My library uses a program called Overdrive, which lets me read books on my Android tablet. Maybe it’s the program, or the tablet, but I have to read the book one sequential page after another – no skipping ahead, no flipping to the index to see what other page I saw that name on, etc. I don’t know if things would be easier with a genuine e-reader, but what I have right now is not user-friendly.

This is invariably said by older people, who have a mental connection to their past and reading books when e-readers weren’t an option. What I think is that you mostly actually really like the feeling of nostalgia that holding a book and turning pages generates in you, more than the feeling itself. I’d bet if you studied school children and gave them equal access to both versions of any type of book they had to read from the beginning, not many would say the same.

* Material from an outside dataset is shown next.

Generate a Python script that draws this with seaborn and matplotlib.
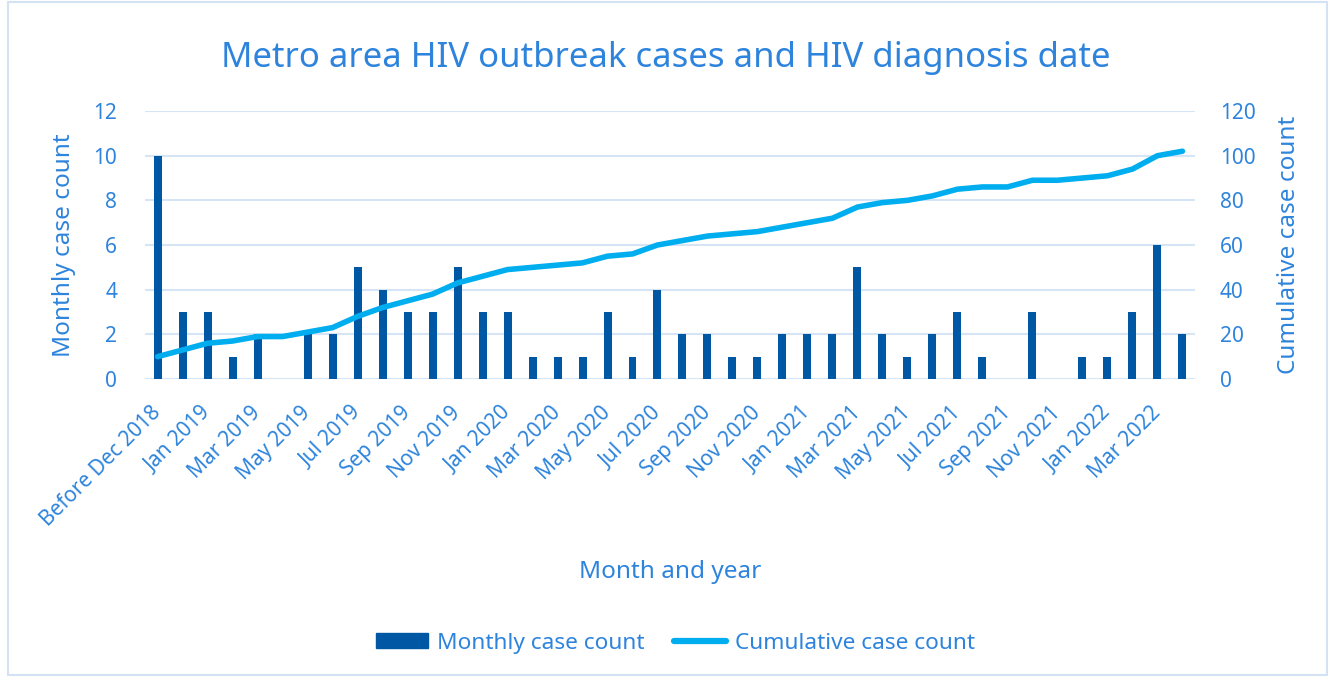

Although I’m also at least old enough to have read books back then too, I decidedly never liked the tactile feeling of holding on to wads of paper (I actually appreciated when I had a book like a textbook that could lay flat on its own without being held - I also preferred the feeling of waxier/glossy pages to raw paper). Needless to say, when e-readers came about I got on that right away and haven’t looked back.

There are lots of good reasons to read from a tablet:

  1. Books are considerably cheaper on tablet. Indeed, books on which the copyright has expired are often ridiculously cheap. For instance, I downloaded Wilkie Collins’ ‘The Moonstone’ and ‘The Woman in White’ absolutely free. If I’d bought them in Borders it would probably have cost me about 15 bucks. So after a while, tablets pay for themselves.

  2. The iPad Kindle app has a built-in dictionary so you can immediately look up unfamiliar words.

  3. You can adjust the print size if you have poor eyesight.

  4. You can annotate e-books without ruining them.

Unfortunately, for me, they’re all outweighed by the fact that reading a proper book just feels better, so I rarely use a tablet.